→ DATA
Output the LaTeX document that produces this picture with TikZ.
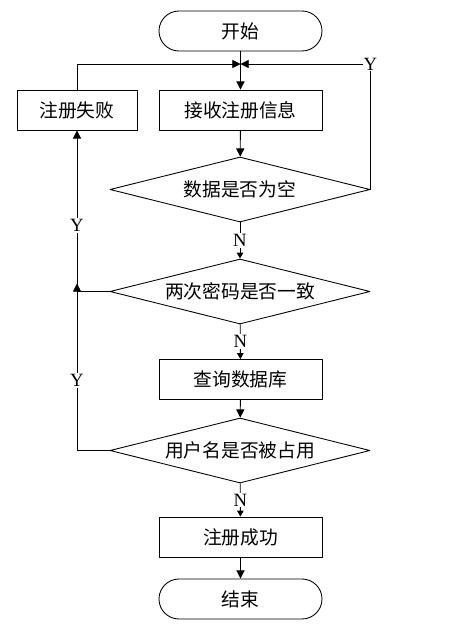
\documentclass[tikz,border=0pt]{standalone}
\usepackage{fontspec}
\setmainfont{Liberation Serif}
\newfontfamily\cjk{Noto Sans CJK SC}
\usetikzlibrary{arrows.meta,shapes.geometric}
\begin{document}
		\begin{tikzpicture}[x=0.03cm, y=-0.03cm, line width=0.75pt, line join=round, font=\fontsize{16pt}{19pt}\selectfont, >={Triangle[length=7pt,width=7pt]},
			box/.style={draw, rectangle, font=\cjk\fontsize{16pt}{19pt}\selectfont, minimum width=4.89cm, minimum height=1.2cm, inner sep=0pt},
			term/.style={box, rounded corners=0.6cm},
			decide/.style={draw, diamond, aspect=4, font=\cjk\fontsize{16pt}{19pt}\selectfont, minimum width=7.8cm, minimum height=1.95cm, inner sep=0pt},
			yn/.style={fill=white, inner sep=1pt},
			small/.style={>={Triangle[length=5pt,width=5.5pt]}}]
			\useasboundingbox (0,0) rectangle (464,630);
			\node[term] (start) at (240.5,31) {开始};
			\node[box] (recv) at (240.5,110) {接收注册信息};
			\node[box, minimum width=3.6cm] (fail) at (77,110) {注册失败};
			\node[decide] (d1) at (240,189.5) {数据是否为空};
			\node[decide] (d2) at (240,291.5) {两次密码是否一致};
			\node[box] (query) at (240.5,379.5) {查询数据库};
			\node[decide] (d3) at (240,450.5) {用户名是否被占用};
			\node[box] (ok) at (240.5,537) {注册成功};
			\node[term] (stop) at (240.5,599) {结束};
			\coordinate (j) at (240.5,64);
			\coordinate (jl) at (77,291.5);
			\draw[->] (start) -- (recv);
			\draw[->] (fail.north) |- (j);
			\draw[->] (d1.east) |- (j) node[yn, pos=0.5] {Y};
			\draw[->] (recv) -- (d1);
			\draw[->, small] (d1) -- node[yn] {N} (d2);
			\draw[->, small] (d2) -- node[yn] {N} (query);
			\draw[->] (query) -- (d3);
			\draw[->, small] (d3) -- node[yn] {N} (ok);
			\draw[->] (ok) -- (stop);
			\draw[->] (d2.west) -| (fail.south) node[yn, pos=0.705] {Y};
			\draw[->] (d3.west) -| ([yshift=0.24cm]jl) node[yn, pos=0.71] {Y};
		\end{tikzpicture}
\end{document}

→ DIRECTIONS FOR THIS TASK
Give all the lines above again, character for character, without pictures.

→ EXERCISE ANSWER
Output the LaTeX document that produces this picture with TikZ.
\documentclass[tikz,border=0pt]{standalone}
\usepackage{fontspec}
\setmainfont{Liberation Serif}
\newfontfamily\cjk{Noto Sans CJK SC}
\usetikzlibrary{arrows.meta,shapes.geometric}
\begin{document}
		\begin{tikzpicture}[x=0.03cm, y=-0.03cm, line width=0.75pt, line join=round, font=\fontsize{16pt}{19pt}\selectfont, >={Triangle[length=7pt,width=7pt]},
			box/.style={draw, rectangle, font=\cjk\fontsize{16pt}{19pt}\selectfont, minimum width=4.89cm, minimum height=1.2cm, inner sep=0pt},
			term/.style={box, rounded corners=0.6cm},
			decide/.style={draw, diamond, aspect=4, font=\cjk\fontsize{16pt}{19pt}\selectfont, minimum width=7.8cm, minimum height=1.95cm, inner sep=0pt},
			yn/.style={fill=white, inner sep=1pt},
			small/.style={>={Triangle[length=5pt,width=5.5pt]}}]
			\useasboundingbox (0,0) rectangle (464,630);
			\node[term] (start) at (240.5,31) {开始};
			\node[box] (recv) at (240.5,110) {接收注册信息};
			\node[box, minimum width=3.6cm] (fail) at (77,110) {注册失败};
			\node[decide] (d1) at (240,189.5) {数据是否为空};
			\node[decide] (d2) at (240,291.5) {两次密码是否一致};
			\node[box] (query) at (240.5,379.5) {查询数据库};
			\node[decide] (d3) at (240,450.5) {用户名是否被占用};
			\node[box] (ok) at (240.5,537) {注册成功};
			\node[term] (stop) at (240.5,599) {结束};
			\coordinate (j) at (240.5,64);
			\coordinate (jl) at (77,291.5);
			\draw[->] (start) -- (recv);
			\draw[->] (fail.north) |- (j);
			\draw[->] (d1.east) |- (j) node[yn, pos=0.5] {Y};
			\draw[->] (recv) -- (d1);
			\draw[->, small] (d1) -- node[yn] {N} (d2);
			\draw[->, small] (d2) -- node[yn] {N} (query);
			\draw[->] (query) -- (d3);
			\draw[->, small] (d3) -- node[yn] {N} (ok);
			\draw[->] (ok) -- (stop);
			\draw[->] (d2.west) -| (fail.south) node[yn, pos=0.705] {Y};
			\draw[->] (d3.west) -| ([yshift=0.24cm]jl) node[yn, pos=0.71] {Y};
		\end{tikzpicture}
\end{document}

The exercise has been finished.